In the end, Russell used his fresh Mediums to pass his team-mate after having a couple of goes at gaining the position.
Hamilton, meanwhile, only had one set of used Mediums at his disposal having run on them at the start of the race, and there also three sets of used soft tyres available to him.
As a result, Kravitz does not believe there was anything to gain by switching to either one of those compounds.
“There was a bit of confusion under the Safety Car for a possible second stop onto the soft tyres,” he said in his Notebook show after the race.
“[It was] probably right in the end that they didn’t do it because it would have been difficult to overtake even on the soft tyres and even if he had, he probably would have only overtaken George Russell.”
The Briton pondered whether the 37-year-old wants to have quite as much influence over the strategy as he has previously.

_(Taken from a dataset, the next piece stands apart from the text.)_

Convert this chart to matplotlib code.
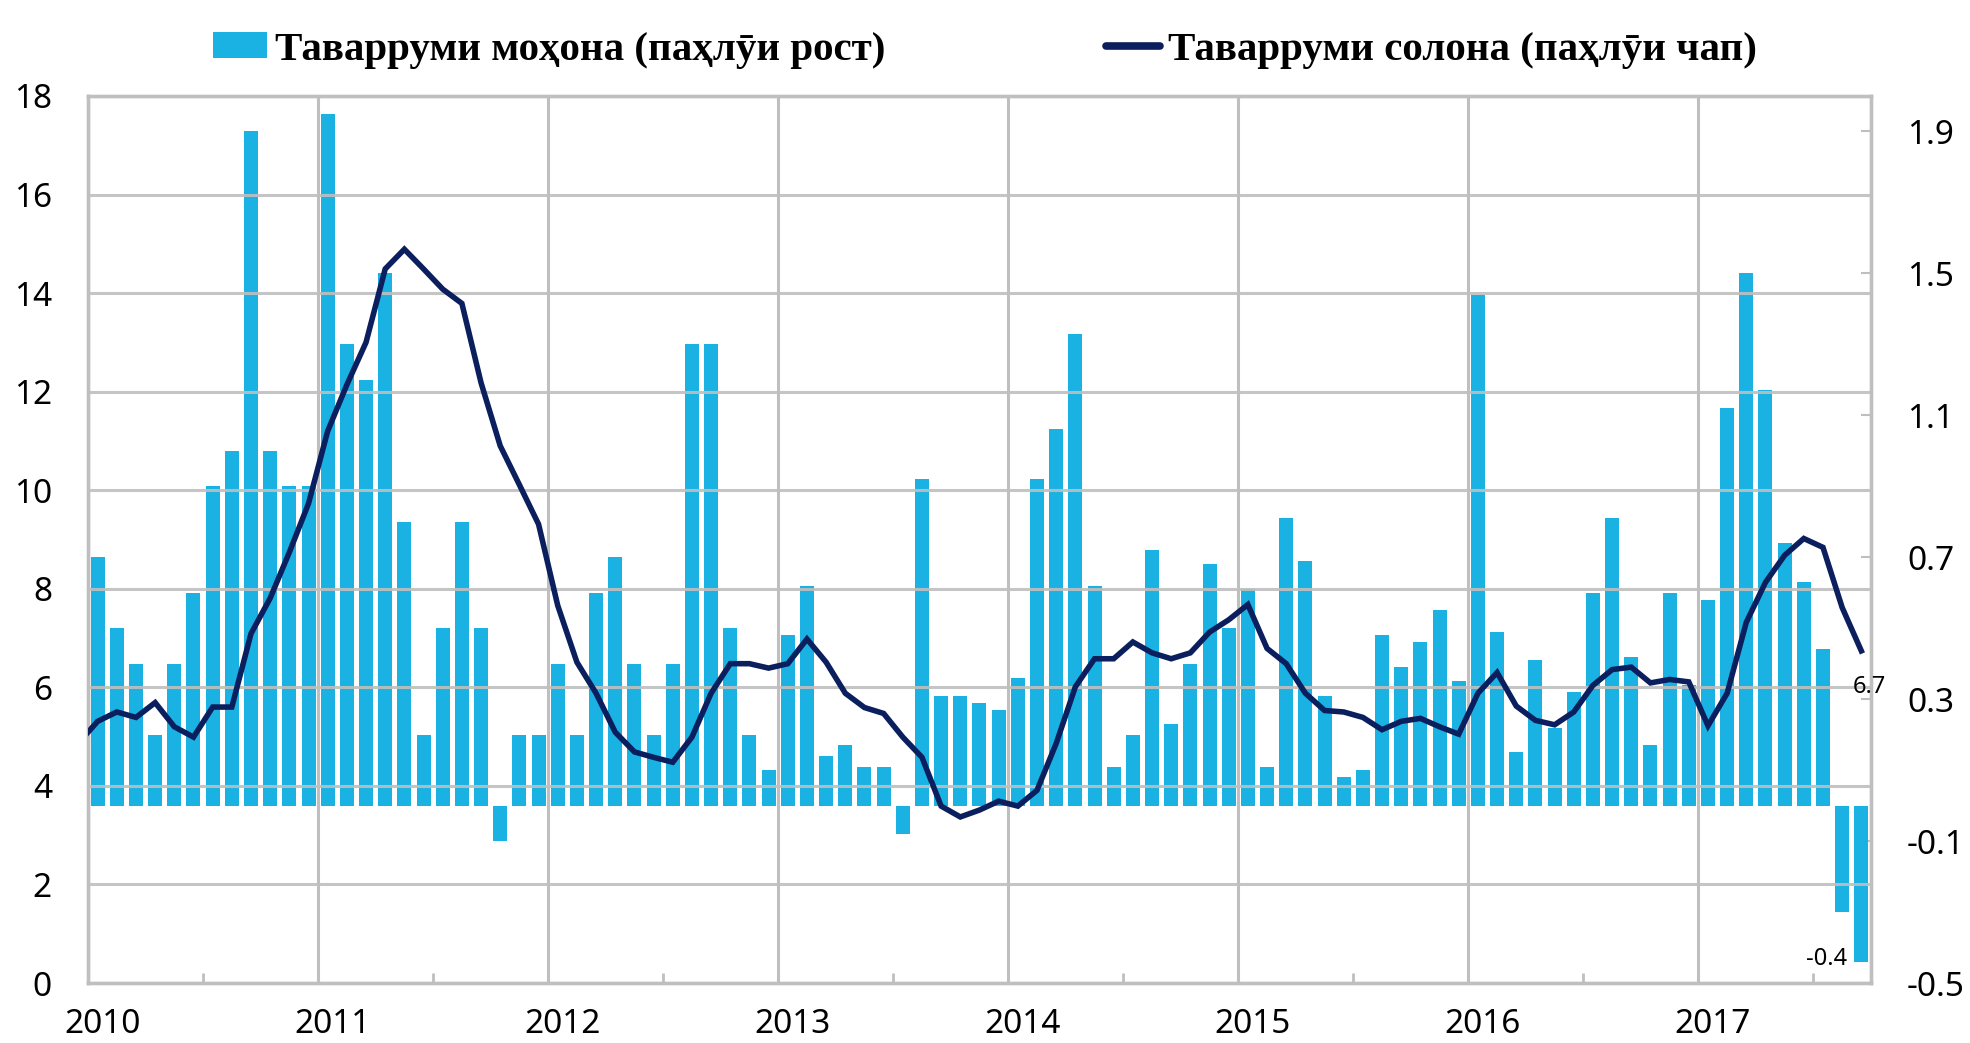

“I thought it was interesting there was the confusion. Has there been a sea change in Hamilton directing strategy in the way we saw him do last year?” he queried.
“Has he thought ‘do you know want, I’ve learned from last year – sometimes it worked, sometimes it didn’t, I’ll just leave it to James Vowles and the strategists to get on? You do the strategy, I’ll do the driving’.
“But we’ll see if that’s something about the mindset that’s changed now they are not fighting for wins and he just wants to leave it up to the team, or whether he was going to do that if they were fighting for wins.”
Russell and Hamilton ended the race fifth and sixth respectively, picking up a solid 18 points after the 37-year-old’s horrible weekend in Imola last time out.